Sur 2h40, Gilles Lellouche nous parle d’amour pur dans un monde de brutes sans jamais (ou très rarement) l’incarner, le rendre palpable à l’écran, y préférant une débauche d’esbroufe technique incapable de mettre en valeur son matériau narratif.
Ça faisait depuis 17 ans que Gilles Lellouche voulait adapter le roman de Neville Thompson. 17 ans que ça le travaillait, qu’il en rêvait. Et en rêvait-il déjà comme ça, sous cette forme-là, bouffie et bourrative ? Rêvait-il de cette romance avec autant de grandiloquence, de bruit et de fureur ? Délocalisant le récit de Dublin au nord de la France pendant les années 80, Lellouche se donne à donf pour mettre en images cette histoire d’amour fol traversant les décennies et les vacheries de la vie. Commençant par un coup de foudre aux portes du lycée, l’idylle alchimique entre Jackie et Clotaire va brusquement s’interrompre quand celui-ci, petite canaille se rêvant gangster lover, se retrouve (à tort) en prison. Des années plus tard, Jackie a (presque) réussi à oublier Clotaire et s’est mariée avec un bouffon. Mais Clotaire, lui, est toujours raide dingue de Jackie…
Sur 2h40, Lellouche sort la grosse artillerie stylistique, il y va sans chipoter, généreux et rutilant. Parce qu’à pratiquement chaque scène, on le sent bouffé par ce besoin irrépressible, viscéral c’est certain, de faire du cinéma.
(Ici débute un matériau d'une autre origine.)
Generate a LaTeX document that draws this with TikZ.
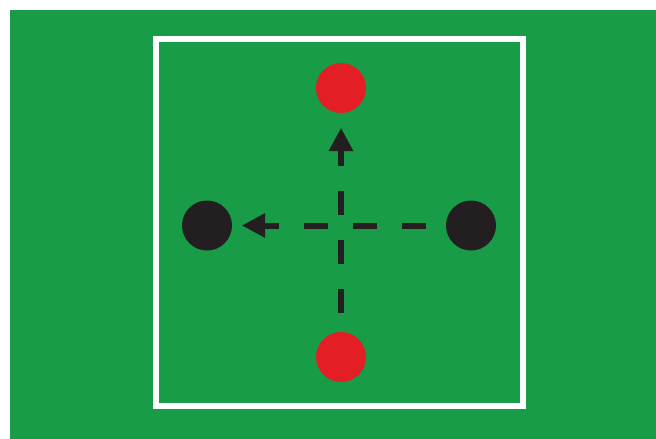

Alors que, de base, on veut juste du bon cinéma, et pas une simple débauche d’esbroufe technique incapable de se mettre au service d’un matériau narratif (remember Athena). L’amour ouf ? Non, pas vraiment. Patapouf à la rigueur. D’autant que, côté scénario, là aussi c’est la double ration de kloug avec sa ribambelle de personnages caricaturaux (seul celui de Jackie échappe aux poncifs, et encore, en étant vachement indulgent), de situations convenues et de propos naïfs.
D’ailleurs, on aurait sans doute pu y adhérer, à cette naïveté jurée crachée, pourquoi pas, mais Lellouche nous parle d’amour pur dans un monde de brutes (c’est un peu Roméo et Juliette qui rencontre BAC Nord), d’amour plus fort que tout (que le temps qui passe, la violence, les sales cons…) sans jamais, ou très rarement, l’incarner, le rendre palpable et incandescent à l’écran (et malgré tout le talent des acteurs qui font bien comme ils peuvent). En n’en faisant rien d’autre qu’une espèce de clip boosté aux tubes des années 80-90 incapable de transcender cette énième love story contrariée par cette chienne de vie.
Finalement, la vraie prouesse de Lellouche est d’être parvenu, pendant 2h40, à ne pas nous ennuyer malgré un déferlement de dialogues creux, un scénario en mode boulevard des clichés (pourtant écrit à quatre, avec Audrey Diwan, Ahmed Hamidi et Julien Lambroschini) et des effets de mise en scène digne d’un étudiant en cinéma dont la ferveur, candide, l’oblige à citer et à vouloir filmer comme quelques grandes figures du cinéma américain (Scorsese, Coppola, Anderson…). Lellouche pourtant l’a dit : « Il y a mille manières de réaliser un film, mille manières de le raconter. J’aurais pu tout filmer caméra à l’épaule, pousser davantage l’esthétique, être plus abstrait ou encore plus concret ». Sauf que, pas de bol, il a opté pour l’une des moins digestes et des moins pertinentes.